Enlarge this and you will see how the Marsh and Rice Paddy Developed


We saw a wild Flamingo, Marsh Harriers, Herons, Bitterns, ducks and all manner of other birds. We also bore witness to yet another spectacular sunset.

The driving was easy, the place we stopped at was relatively remote. I managed to get two punctures in my bikes rear tyre and my sidekick is suffering from injuries incurred in a near deadly fall into a bottomless pit yesterday evening scrambling on a beach. We have shopped, we are still tired, and we think that we are going to be tired in perpetuity, or at least until we finish, and we think we will finish late autumn next year, because we do feel a bit old and because it’s so easy to spend money, but fuck it, you only live once and we’ll probably never be able to afford to do this again.
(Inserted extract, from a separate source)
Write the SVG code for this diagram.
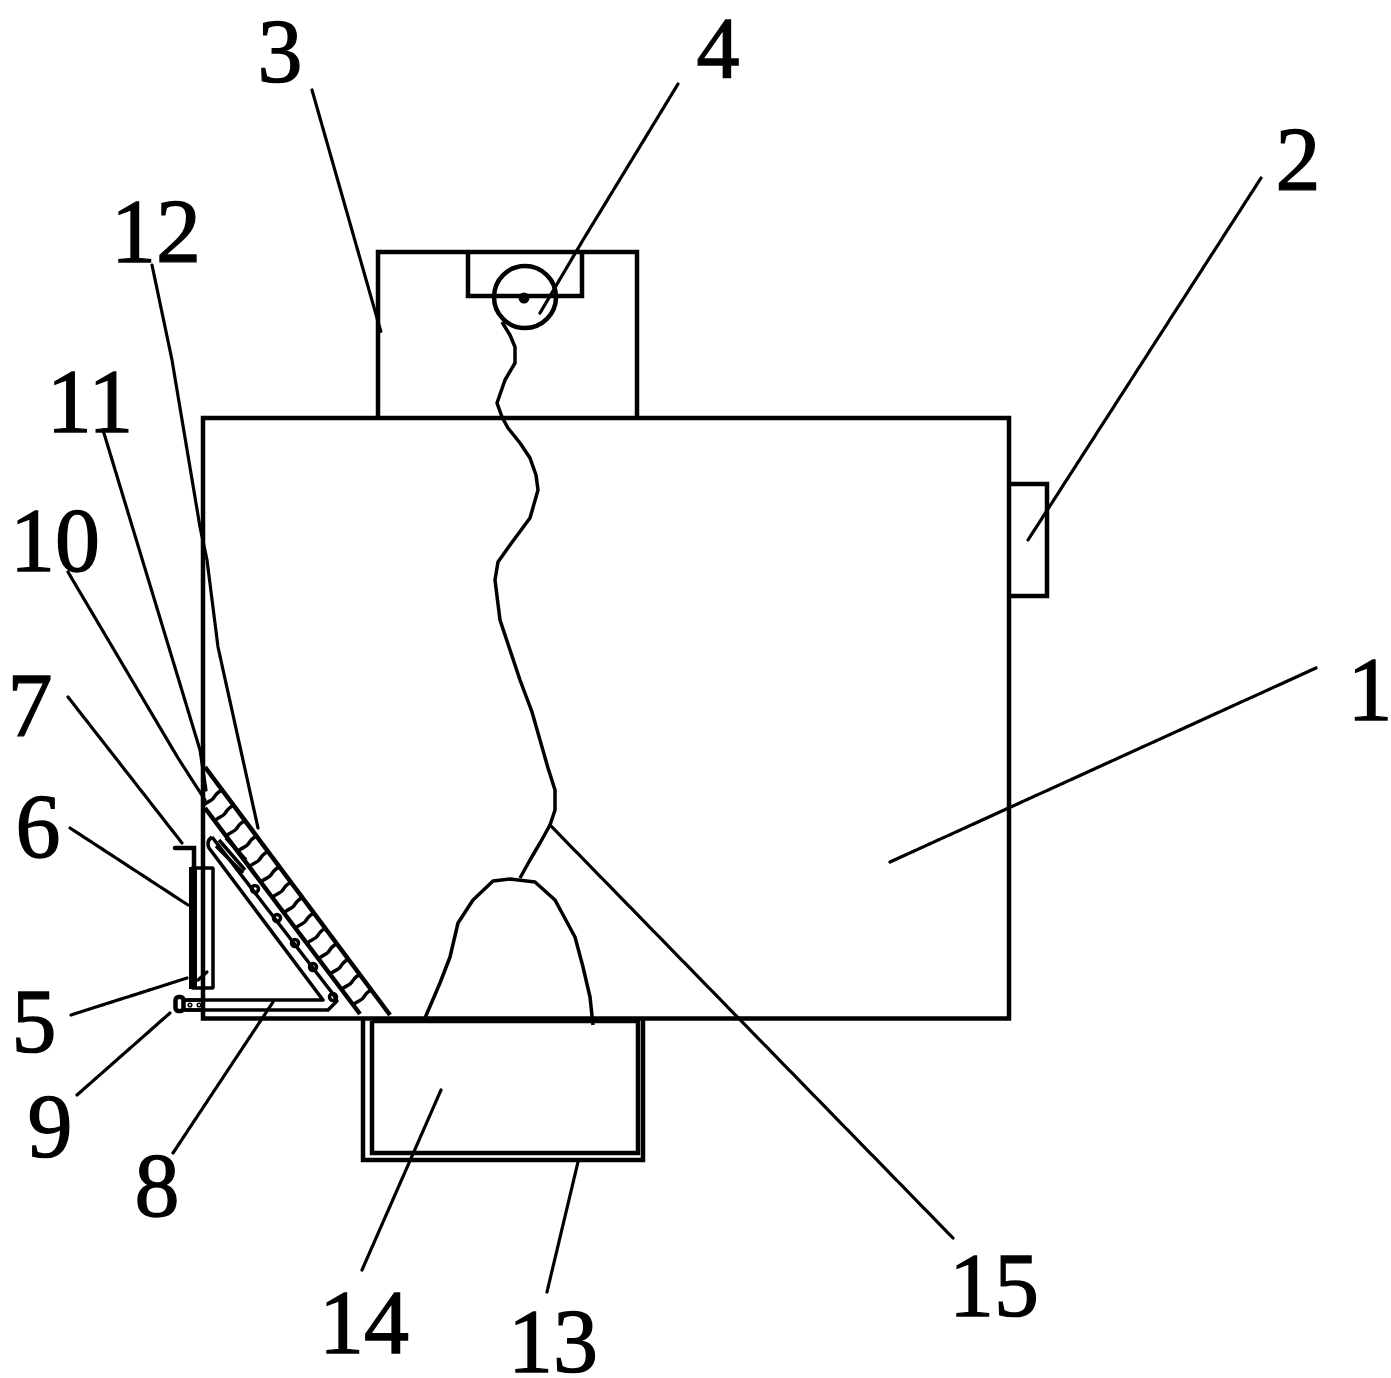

As an addendum, we bought a load of food in to cook in the evening, however the rough night of a day or two ago caught up with us and we revised our menu plans and went to the restaurant that allows overnight parking in this off the beaten track place, to save us the aggravation of cooking, washing up, putting away etc. On the restaurant’s menu was a Duck and Rice soup main course, like really loose Paella, a local dish and extremely filling. We made the beds up before we left so we could just flake out when we got back. We dined in proximity to a French neighbours from our car-park home for the night. And we decided  to go to another fully serviced campsite down the coast for a few days to clear the New Year period, by which time we will have covered a third of the Spanish Mediterranean coast.

We think we need to head inland again after that, there are few ruins to see and many are just not accessible, there are a few monasteries, but they don’t float my boat, so maybe the answer is to see what lies off the beaten track, where grape or citrus rotting on the ground may not be the sole crop, even if it does turn out to be jaw dropping landscape.